Copy all the data exactly, except the pictures.

────────────────────

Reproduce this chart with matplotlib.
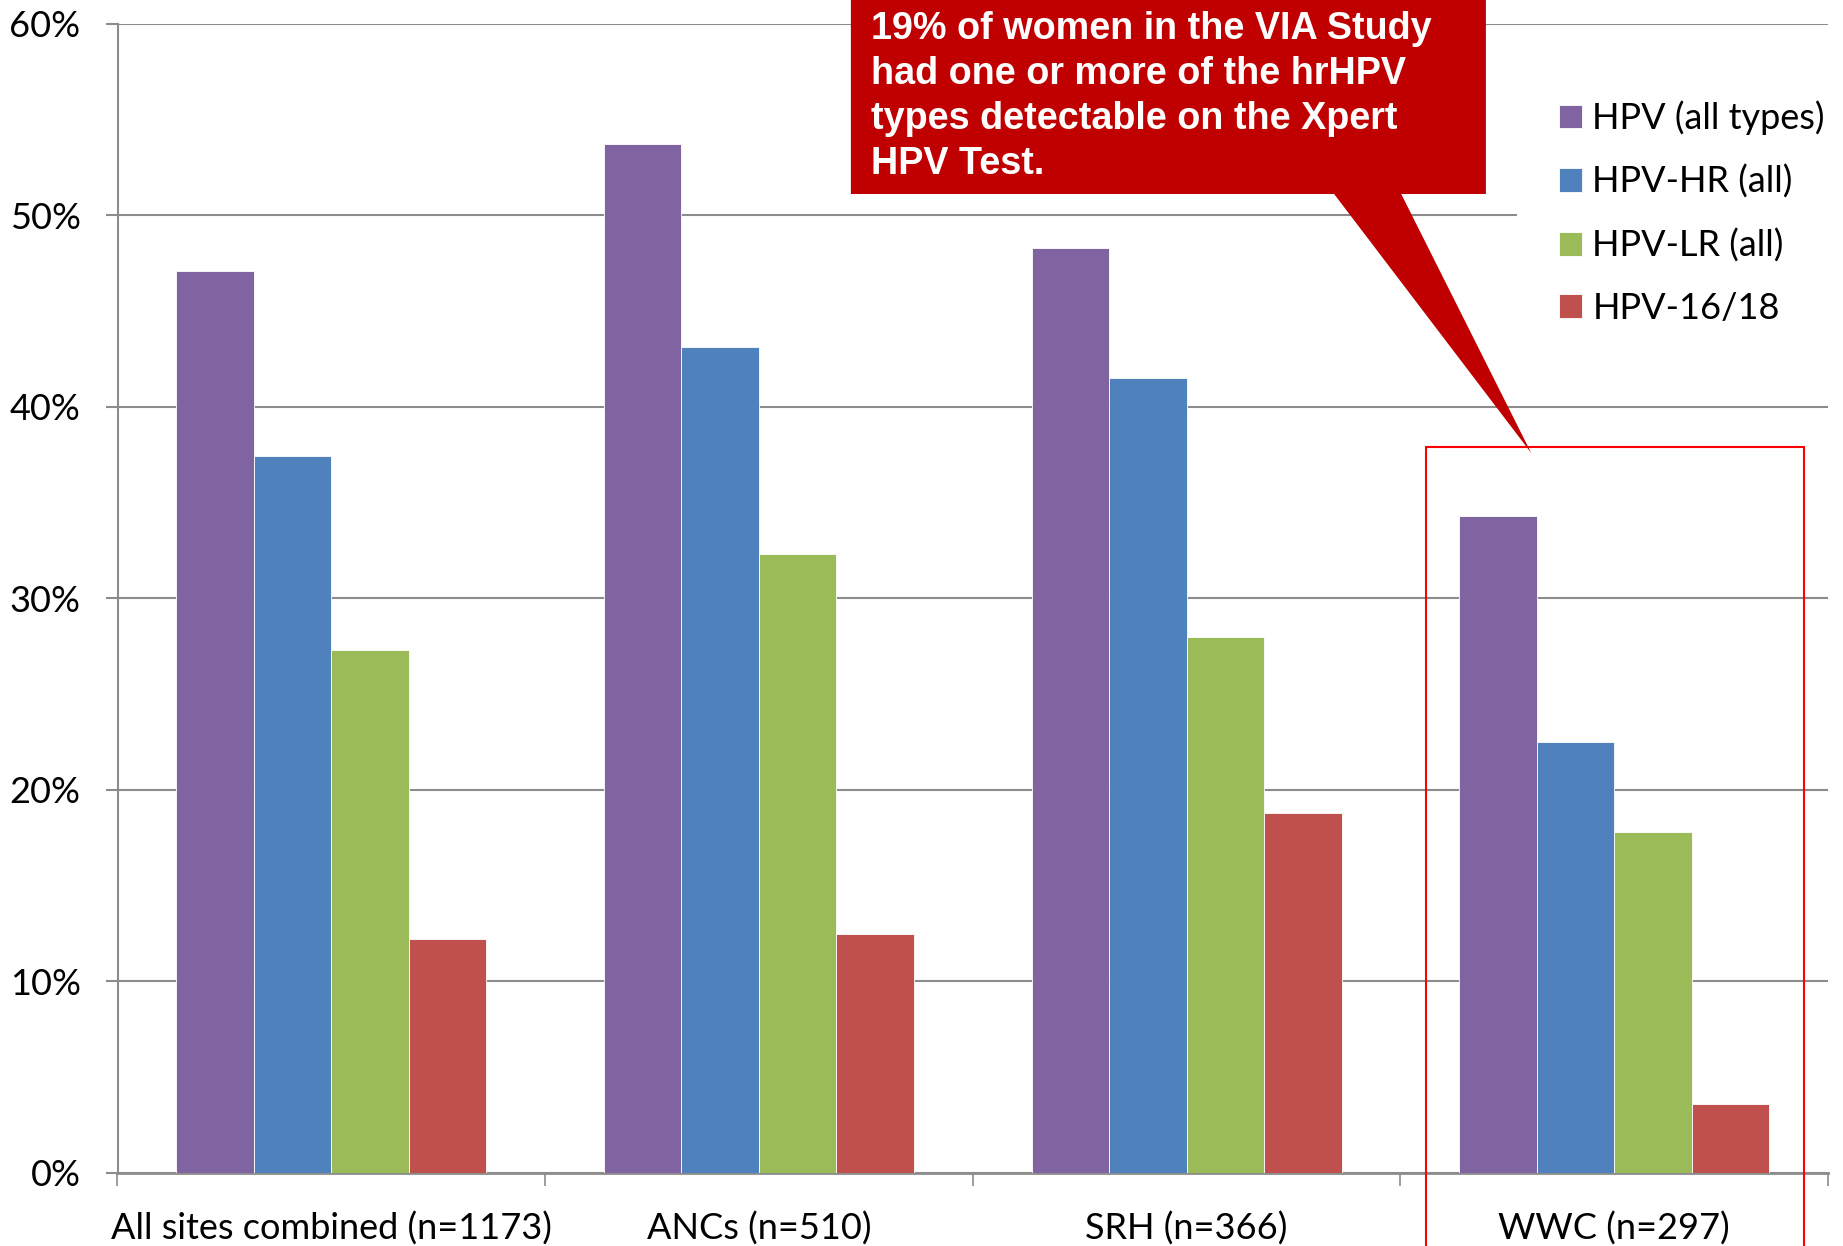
import matplotlib
matplotlib.use("Agg")
import matplotlib.pyplot as plt
from matplotlib.patches import Polygon, Rectangle
import numpy as np

# Prevalence by site (fractions)
categories = ["All sites combined (n=1173)", "ANCs (n=510)", "SRH (n=366)", "WWC (n=297)"]
series_names = ["HPV (all types)", "HPV-HR (all)", "HPV-LR (all)", "HPV-16/18"]
hpv_all = [0.471, 0.537, 0.483, 0.343]
hpv_hr = [0.374, 0.431, 0.415, 0.225]
hpv_lr = [0.273, 0.323, 0.280, 0.178]
hpv_1618 = [0.122, 0.125, 0.188, 0.036]
y_ticks = [0.0, 0.1, 0.2, 0.3, 0.4, 0.5, 0.6]
y_tick_labels = ["0%", "10%", "20%", "30%", "40%", "50%", "60%"]
callout_text = ("19% of women in the VIA Study\n"
                "had one or more of the hrHPV\n"
                "types detectable on the Xpert\n"
                "HPV Test.")

colors = ["#8064A2", "#4F81BD", "#9BBB59", "#C0504D"]
grid_gray = "#8C8C8C"

plt.rcParams["font.family"] = ["Lato", "DejaVu Sans"]

W, H = 1843, 1246
fig = plt.figure(figsize=(W / 100, H / 100), dpi=100)
ax = fig.add_axes([117.5 / W, 1 - 1173 / H, (1828 - 117.5) / W, (1173 - 23.5) / H])

x = np.arange(len(categories))
bar_w = 0.725 / 4
all_series = [hpv_all, hpv_hr, hpv_lr, hpv_1618]
for i, (vals, name) in enumerate(zip(all_series, series_names)):
    offs = (i - 1.5) * bar_w
    ax.bar(x + offs, vals, width=bar_w, color=colors[i], label=name,
           edgecolor="#FFFFFF", linewidth=0.6, zorder=3)

ax.set_xlim(-0.5, len(categories) - 0.5)
ax.set_ylim(0, 0.6)
ax.set_yticks(y_ticks)
ax.set_yticklabels(y_tick_labels, fontsize=26)
ax.yaxis.grid(True, color=grid_gray, linewidth=1.5, zorder=0)
ax.set_axisbelow(True)

ax.set_xticks(x)
ax.set_xticklabels(categories, fontsize=26)
ax.set_xticks(np.arange(-0.5, len(categories)), minor=True)
ax.tick_params(axis="x", which="major", length=0, pad=28)
ax.tick_params(axis="x", which="minor", length=9, width=1.2, color=grid_gray)
ax.tick_params(axis="y", which="major", length=8.6, width=1.5, color=grid_gray, pad=18)

for s in ["top", "right"]:
    ax.spines[s].set_visible(False)
ax.spines["left"].set_color(grid_gray)
ax.spines["left"].set_linewidth(1.5)
ax.spines["bottom"].set_color(grid_gray)
ax.spines["bottom"].set_linewidth(2)

# Highlight frame around the WWC group
ax.add_patch(Rectangle((2.559, -0.06), 3.444 - 2.559, 0.379 + 0.06, fill=False,
                       edgecolor="#FF0000", linewidth=1.5, clip_on=False, zorder=5))

# Callout with pointer
callout = Polygon([(1.215, 0.70), (2.700, 0.70), (2.700, 0.511), (2.502, 0.511),
                   (2.806, 0.3758), (2.345, 0.511), (1.215, 0.511)],
                  closed=True, facecolor="#C00000", edgecolor="none",
                  clip_on=False, zorder=6)
ax.add_patch(callout)
ax.text(1.263, 0.6065, callout_text, color="white", fontsize=27.2, fontweight="bold",
        family=["Liberation Sans", "DejaVu Sans"],
        ha="left", va="top", linespacing=1.32, zorder=7, clip_on=False)

leg = ax.legend(loc="upper left", bbox_to_anchor=(1517 / W, 1 - 59 / H),
                bbox_transform=fig.transFigure, frameon=True, fontsize=26,
                handlelength=0.64, handleheight=0.64, handletextpad=0.3,
                labelspacing=0.82, borderaxespad=0, borderpad=1.15)
leg.get_frame().set_facecolor("white")
leg.get_frame().set_edgecolor("none")
leg.get_frame().set_alpha(1.0)
leg.get_frame().set_boxstyle("square", pad=0)

fig.savefig("out.png", dpi=100)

────────────────────

- Result below -
Reproduce this chart with matplotlib.
import matplotlib
matplotlib.use("Agg")
import matplotlib.pyplot as plt
from matplotlib.patches import Polygon, Rectangle
import numpy as np

# Prevalence by site (fractions)
categories = ["All sites combined (n=1173)", "ANCs (n=510)", "SRH (n=366)", "WWC (n=297)"]
series_names = ["HPV (all types)", "HPV-HR (all)", "HPV-LR (all)", "HPV-16/18"]
hpv_all = [0.471, 0.537, 0.483, 0.343]
hpv_hr = [0.374, 0.431, 0.415, 0.225]
hpv_lr = [0.273, 0.323, 0.280, 0.178]
hpv_1618 = [0.122, 0.125, 0.188, 0.036]
y_ticks = [0.0, 0.1, 0.2, 0.3, 0.4, 0.5, 0.6]
y_tick_labels = ["0%", "10%", "20%", "30%", "40%", "50%", "60%"]
callout_text = ("19% of women in the VIA Study\n"
                "had one or more of the hrHPV\n"
                "types detectable on the Xpert\n"
                "HPV Test.")

colors = ["#8064A2", "#4F81BD", "#9BBB59", "#C0504D"]
grid_gray = "#8C8C8C"

plt.rcParams["font.family"] = ["Lato", "DejaVu Sans"]

W, H = 1843, 1246
fig = plt.figure(figsize=(W / 100, H / 100), dpi=100)
ax = fig.add_axes([117.5 / W, 1 - 1173 / H, (1828 - 117.5) / W, (1173 - 23.5) / H])

x = np.arange(len(categories))
bar_w = 0.725 / 4
all_series = [hpv_all, hpv_hr, hpv_lr, hpv_1618]
for i, (vals, name) in enumerate(zip(all_series, series_names)):
    offs = (i - 1.5) * bar_w
    ax.bar(x + offs, vals, width=bar_w, color=colors[i], label=name,
           edgecolor="#FFFFFF", linewidth=0.6, zorder=3)

ax.set_xlim(-0.5, len(categories) - 0.5)
ax.set_ylim(0, 0.6)
ax.set_yticks(y_ticks)
ax.set_yticklabels(y_tick_labels, fontsize=26)
ax.yaxis.grid(True, color=grid_gray, linewidth=1.5, zorder=0)
ax.set_axisbelow(True)

ax.set_xticks(x)
ax.set_xticklabels(categories, fontsize=26)
ax.set_xticks(np.arange(-0.5, len(categories)), minor=True)
ax.tick_params(axis="x", which="major", length=0, pad=28)
ax.tick_params(axis="x", which="minor", length=9, width=1.2, color=grid_gray)
ax.tick_params(axis="y", which="major", length=8.6, width=1.5, color=grid_gray, pad=18)

for s in ["top", "right"]:
    ax.spines[s].set_visible(False)
ax.spines["left"].set_color(grid_gray)
ax.spines["left"].set_linewidth(1.5)
ax.spines["bottom"].set_color(grid_gray)
ax.spines["bottom"].set_linewidth(2)

# Highlight frame around the WWC group
ax.add_patch(Rectangle((2.559, -0.06), 3.444 - 2.559, 0.379 + 0.06, fill=False,
                       edgecolor="#FF0000", linewidth=1.5, clip_on=False, zorder=5))

# Callout with pointer
callout = Polygon([(1.215, 0.70), (2.700, 0.70), (2.700, 0.511), (2.502, 0.511),
                   (2.806, 0.3758), (2.345, 0.511), (1.215, 0.511)],
                  closed=True, facecolor="#C00000", edgecolor="none",
                  clip_on=False, zorder=6)
ax.add_patch(callout)
ax.text(1.263, 0.6065, callout_text, color="white", fontsize=27.2, fontweight="bold",
        family=["Liberation Sans", "DejaVu Sans"],
        ha="left", va="top", linespacing=1.32, zorder=7, clip_on=False)

leg = ax.legend(loc="upper left", bbox_to_anchor=(1517 / W, 1 - 59 / H),
                bbox_transform=fig.transFigure, frameon=True, fontsize=26,
                handlelength=0.64, handleheight=0.64, handletextpad=0.3,
                labelspacing=0.82, borderaxespad=0, borderpad=1.15)
leg.get_frame().set_facecolor("white")
leg.get_frame().set_edgecolor("none")
leg.get_frame().set_alpha(1.0)
leg.get_frame().set_boxstyle("square", pad=0)

fig.savefig("out.png", dpi=100)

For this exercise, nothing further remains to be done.